--- START ---

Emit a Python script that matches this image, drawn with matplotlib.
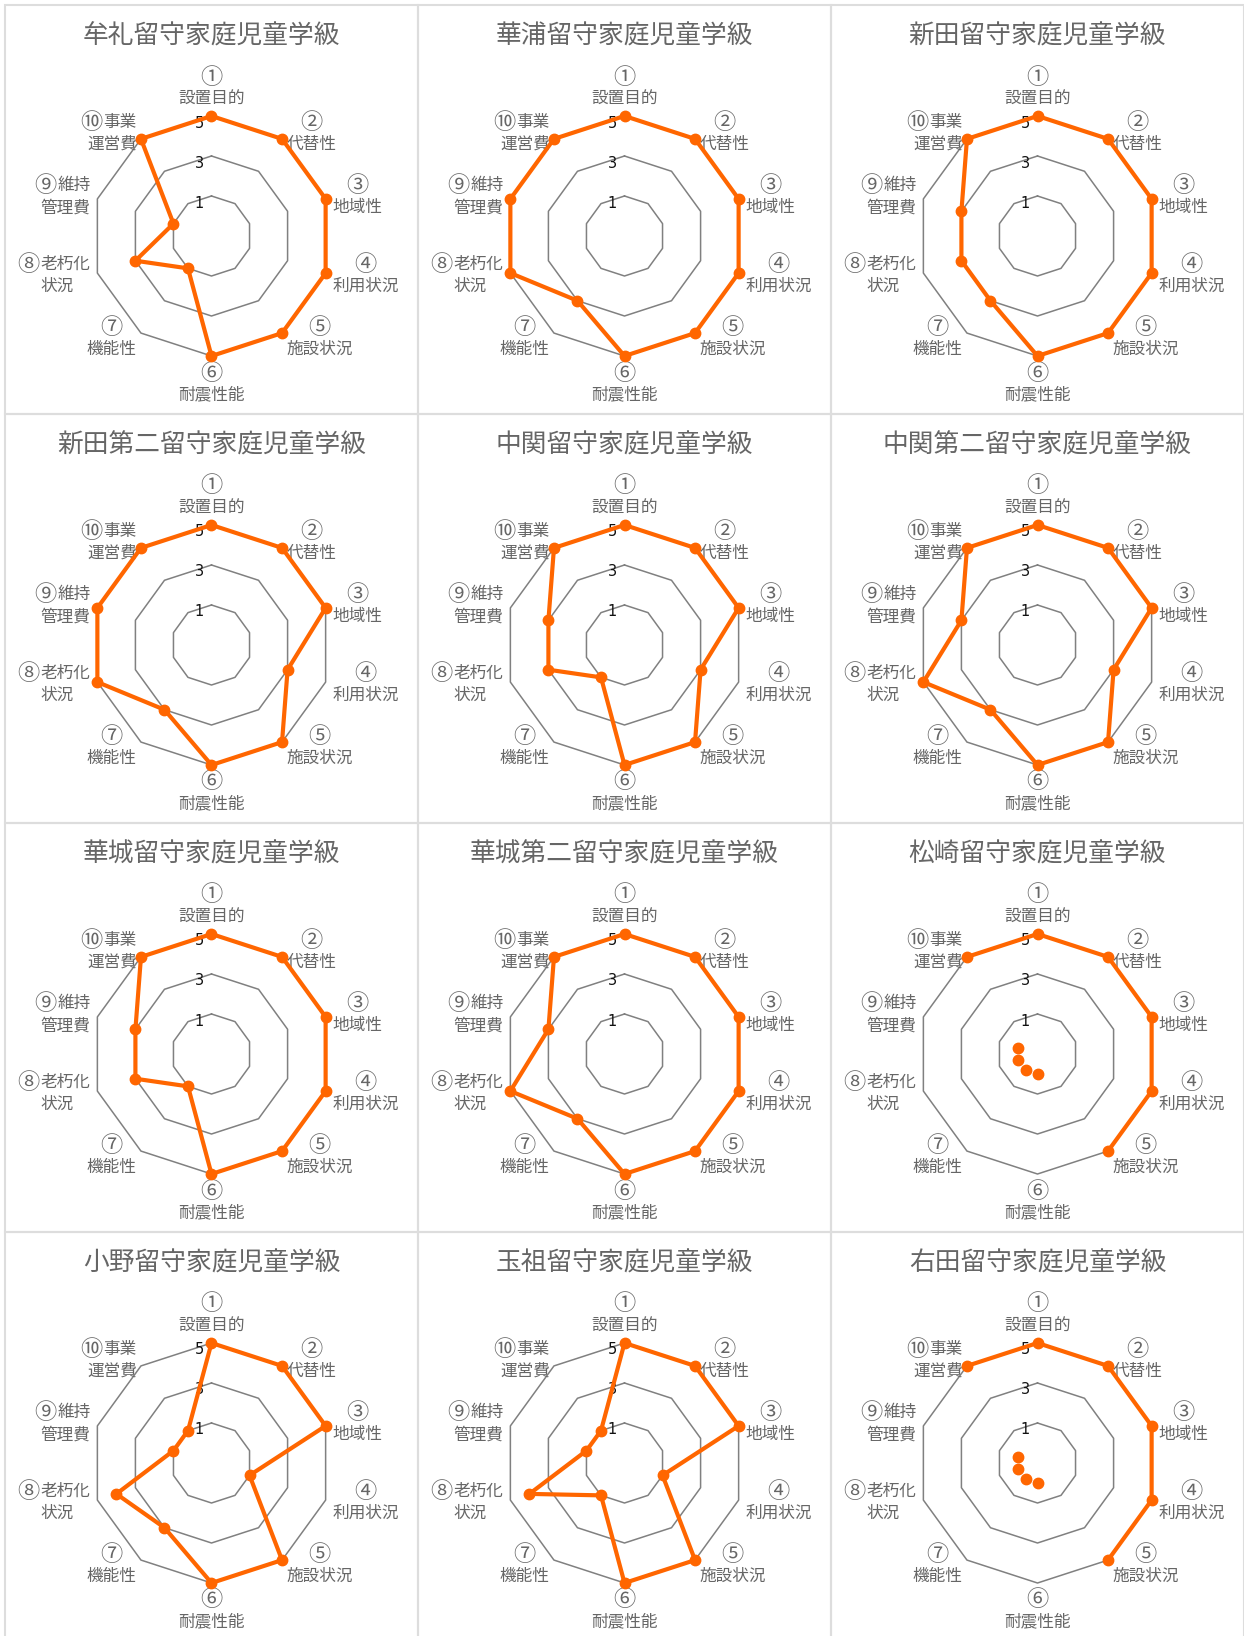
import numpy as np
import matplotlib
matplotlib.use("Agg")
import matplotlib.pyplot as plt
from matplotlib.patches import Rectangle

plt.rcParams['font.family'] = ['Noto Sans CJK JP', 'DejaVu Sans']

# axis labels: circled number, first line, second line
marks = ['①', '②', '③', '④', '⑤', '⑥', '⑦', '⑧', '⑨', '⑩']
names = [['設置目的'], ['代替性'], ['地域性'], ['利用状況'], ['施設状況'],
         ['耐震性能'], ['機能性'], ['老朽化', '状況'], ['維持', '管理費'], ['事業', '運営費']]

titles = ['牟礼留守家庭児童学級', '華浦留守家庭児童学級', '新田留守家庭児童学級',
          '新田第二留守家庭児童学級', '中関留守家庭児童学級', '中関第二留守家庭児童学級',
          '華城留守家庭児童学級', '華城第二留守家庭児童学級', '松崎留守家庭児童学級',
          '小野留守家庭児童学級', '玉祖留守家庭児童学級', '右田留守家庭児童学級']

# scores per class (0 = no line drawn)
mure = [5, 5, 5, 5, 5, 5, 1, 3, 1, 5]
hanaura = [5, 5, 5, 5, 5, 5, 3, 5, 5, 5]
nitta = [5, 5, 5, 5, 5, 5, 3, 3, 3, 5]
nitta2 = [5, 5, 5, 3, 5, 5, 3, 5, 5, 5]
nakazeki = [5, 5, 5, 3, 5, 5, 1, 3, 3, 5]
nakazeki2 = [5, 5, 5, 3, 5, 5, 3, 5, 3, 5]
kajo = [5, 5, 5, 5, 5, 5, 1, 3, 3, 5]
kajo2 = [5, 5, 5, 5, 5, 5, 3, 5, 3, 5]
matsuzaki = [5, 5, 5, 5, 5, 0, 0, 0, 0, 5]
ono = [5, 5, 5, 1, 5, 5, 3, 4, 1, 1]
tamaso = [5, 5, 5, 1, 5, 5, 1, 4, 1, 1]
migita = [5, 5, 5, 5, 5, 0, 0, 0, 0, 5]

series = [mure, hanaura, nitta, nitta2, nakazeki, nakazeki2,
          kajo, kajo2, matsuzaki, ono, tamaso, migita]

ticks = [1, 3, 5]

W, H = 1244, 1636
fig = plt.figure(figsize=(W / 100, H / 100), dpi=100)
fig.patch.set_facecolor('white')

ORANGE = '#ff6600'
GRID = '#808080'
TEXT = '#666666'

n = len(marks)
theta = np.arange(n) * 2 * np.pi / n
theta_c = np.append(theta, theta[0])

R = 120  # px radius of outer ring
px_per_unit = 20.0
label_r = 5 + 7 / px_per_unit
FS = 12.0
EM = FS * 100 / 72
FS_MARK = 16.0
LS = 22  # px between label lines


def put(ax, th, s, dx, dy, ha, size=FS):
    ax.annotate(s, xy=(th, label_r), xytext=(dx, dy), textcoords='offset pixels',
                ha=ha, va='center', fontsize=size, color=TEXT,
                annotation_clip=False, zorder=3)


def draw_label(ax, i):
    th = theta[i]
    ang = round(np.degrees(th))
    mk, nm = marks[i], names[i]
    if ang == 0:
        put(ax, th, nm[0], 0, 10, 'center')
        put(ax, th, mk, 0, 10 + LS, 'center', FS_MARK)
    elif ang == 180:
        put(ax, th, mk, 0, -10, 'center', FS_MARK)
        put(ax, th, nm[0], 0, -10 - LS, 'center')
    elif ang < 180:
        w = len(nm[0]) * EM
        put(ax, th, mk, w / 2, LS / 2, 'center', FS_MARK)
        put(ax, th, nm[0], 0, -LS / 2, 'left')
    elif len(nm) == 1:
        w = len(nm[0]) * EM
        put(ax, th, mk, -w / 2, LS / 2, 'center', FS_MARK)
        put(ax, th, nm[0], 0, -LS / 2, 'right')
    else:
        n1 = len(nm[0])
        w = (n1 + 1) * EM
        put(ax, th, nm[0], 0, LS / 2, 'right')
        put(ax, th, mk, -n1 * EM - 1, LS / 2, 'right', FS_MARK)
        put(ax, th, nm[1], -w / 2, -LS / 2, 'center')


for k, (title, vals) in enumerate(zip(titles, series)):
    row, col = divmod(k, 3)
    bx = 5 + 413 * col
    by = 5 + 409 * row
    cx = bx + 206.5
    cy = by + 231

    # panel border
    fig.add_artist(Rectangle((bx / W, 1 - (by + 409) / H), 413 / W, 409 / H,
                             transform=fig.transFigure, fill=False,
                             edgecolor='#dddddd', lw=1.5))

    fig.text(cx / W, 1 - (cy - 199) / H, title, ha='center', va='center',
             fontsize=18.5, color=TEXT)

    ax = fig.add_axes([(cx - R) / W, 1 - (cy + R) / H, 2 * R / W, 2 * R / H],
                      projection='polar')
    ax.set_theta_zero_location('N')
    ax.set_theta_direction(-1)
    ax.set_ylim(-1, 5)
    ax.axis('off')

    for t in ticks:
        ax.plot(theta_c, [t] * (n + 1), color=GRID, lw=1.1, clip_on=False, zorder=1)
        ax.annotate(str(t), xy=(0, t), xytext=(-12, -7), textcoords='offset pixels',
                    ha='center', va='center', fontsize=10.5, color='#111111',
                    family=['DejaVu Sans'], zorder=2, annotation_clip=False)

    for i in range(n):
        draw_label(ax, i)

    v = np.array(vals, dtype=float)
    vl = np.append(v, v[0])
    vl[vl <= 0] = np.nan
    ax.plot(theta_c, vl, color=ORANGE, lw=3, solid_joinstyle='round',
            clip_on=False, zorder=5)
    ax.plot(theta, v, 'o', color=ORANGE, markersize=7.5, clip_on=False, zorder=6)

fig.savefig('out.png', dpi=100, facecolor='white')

--- END ---

The data should be printed again unchanged; leave its pictures out.

Emit a Python script that matches this image, drawn with matplotlib.
import numpy as np
import matplotlib
matplotlib.use("Agg")
import matplotlib.pyplot as plt
from matplotlib.patches import Rectangle

plt.rcParams['font.family'] = ['Noto Sans CJK JP', 'DejaVu Sans']

# axis labels: circled number, first line, second line
marks = ['①', '②', '③', '④', '⑤', '⑥', '⑦', '⑧', '⑨', '⑩']
names = [['設置目的'], ['代替性'], ['地域性'], ['利用状況'], ['施設状況'],
         ['耐震性能'], ['機能性'], ['老朽化', '状況'], ['維持', '管理費'], ['事業', '運営費']]

titles = ['牟礼留守家庭児童学級', '華浦留守家庭児童学級', '新田留守家庭児童学級',
          '新田第二留守家庭児童学級', '中関留守家庭児童学級', '中関第二留守家庭児童学級',
          '華城留守家庭児童学級', '華城第二留守家庭児童学級', '松崎留守家庭児童学級',
          '小野留守家庭児童学級', '玉祖留守家庭児童学級', '右田留守家庭児童学級']

# scores per class (0 = no line drawn)
mure = [5, 5, 5, 5, 5, 5, 1, 3, 1, 5]
hanaura = [5, 5, 5, 5, 5, 5, 3, 5, 5, 5]
nitta = [5, 5, 5, 5, 5, 5, 3, 3, 3, 5]
nitta2 = [5, 5, 5, 3, 5, 5, 3, 5, 5, 5]
nakazeki = [5, 5, 5, 3, 5, 5, 1, 3, 3, 5]
nakazeki2 = [5, 5, 5, 3, 5, 5, 3, 5, 3, 5]
kajo = [5, 5, 5, 5, 5, 5, 1, 3, 3, 5]
kajo2 = [5, 5, 5, 5, 5, 5, 3, 5, 3, 5]
matsuzaki = [5, 5, 5, 5, 5, 0, 0, 0, 0, 5]
ono = [5, 5, 5, 1, 5, 5, 3, 4, 1, 1]
tamaso = [5, 5, 5, 1, 5, 5, 1, 4, 1, 1]
migita = [5, 5, 5, 5, 5, 0, 0, 0, 0, 5]

series = [mure, hanaura, nitta, nitta2, nakazeki, nakazeki2,
          kajo, kajo2, matsuzaki, ono, tamaso, migita]

ticks = [1, 3, 5]

W, H = 1244, 1636
fig = plt.figure(figsize=(W / 100, H / 100), dpi=100)
fig.patch.set_facecolor('white')

ORANGE = '#ff6600'
GRID = '#808080'
TEXT = '#666666'

n = len(marks)
theta = np.arange(n) * 2 * np.pi / n
theta_c = np.append(theta, theta[0])

R = 120  # px radius of outer ring
px_per_unit = 20.0
label_r = 5 + 7 / px_per_unit
FS = 12.0
EM = FS * 100 / 72
FS_MARK = 16.0
LS = 22  # px between label lines


def put(ax, th, s, dx, dy, ha, size=FS):
    ax.annotate(s, xy=(th, label_r), xytext=(dx, dy), textcoords='offset pixels',
                ha=ha, va='center', fontsize=size, color=TEXT,
                annotation_clip=False, zorder=3)


def draw_label(ax, i):
    th = theta[i]
    ang = round(np.degrees(th))
    mk, nm = marks[i], names[i]
    if ang == 0:
        put(ax, th, nm[0], 0, 10, 'center')
        put(ax, th, mk, 0, 10 + LS, 'center', FS_MARK)
    elif ang == 180:
        put(ax, th, mk, 0, -10, 'center', FS_MARK)
        put(ax, th, nm[0], 0, -10 - LS, 'center')
    elif ang < 180:
        w = len(nm[0]) * EM
        put(ax, th, mk, w / 2, LS / 2, 'center', FS_MARK)
        put(ax, th, nm[0], 0, -LS / 2, 'left')
    elif len(nm) == 1:
        w = len(nm[0]) * EM
        put(ax, th, mk, -w / 2, LS / 2, 'center', FS_MARK)
        put(ax, th, nm[0], 0, -LS / 2, 'right')
    else:
        n1 = len(nm[0])
        w = (n1 + 1) * EM
        put(ax, th, nm[0], 0, LS / 2, 'right')
        put(ax, th, mk, -n1 * EM - 1, LS / 2, 'right', FS_MARK)
        put(ax, th, nm[1], -w / 2, -LS / 2, 'center')


for k, (title, vals) in enumerate(zip(titles, series)):
    row, col = divmod(k, 3)
    bx = 5 + 413 * col
    by = 5 + 409 * row
    cx = bx + 206.5
    cy = by + 231

    # panel border
    fig.add_artist(Rectangle((bx / W, 1 - (by + 409) / H), 413 / W, 409 / H,
                             transform=fig.transFigure, fill=False,
                             edgecolor='#dddddd', lw=1.5))

    fig.text(cx / W, 1 - (cy - 199) / H, title, ha='center', va='center',
             fontsize=18.5, color=TEXT)

    ax = fig.add_axes([(cx - R) / W, 1 - (cy + R) / H, 2 * R / W, 2 * R / H],
                      projection='polar')
    ax.set_theta_zero_location('N')
    ax.set_theta_direction(-1)
    ax.set_ylim(-1, 5)
    ax.axis('off')

    for t in ticks:
        ax.plot(theta_c, [t] * (n + 1), color=GRID, lw=1.1, clip_on=False, zorder=1)
        ax.annotate(str(t), xy=(0, t), xytext=(-12, -7), textcoords='offset pixels',
                    ha='center', va='center', fontsize=10.5, color='#111111',
                    family=['DejaVu Sans'], zorder=2, annotation_clip=False)

    for i in range(n):
        draw_label(ax, i)

    v = np.array(vals, dtype=float)
    vl = np.append(v, v[0])
    vl[vl <= 0] = np.nan
    ax.plot(theta_c, vl, color=ORANGE, lw=3, solid_joinstyle='round',
            clip_on=False, zorder=5)
    ax.plot(theta, v, 'o', color=ORANGE, markersize=7.5, clip_on=False, zorder=6)

fig.savefig('out.png', dpi=100, facecolor='white')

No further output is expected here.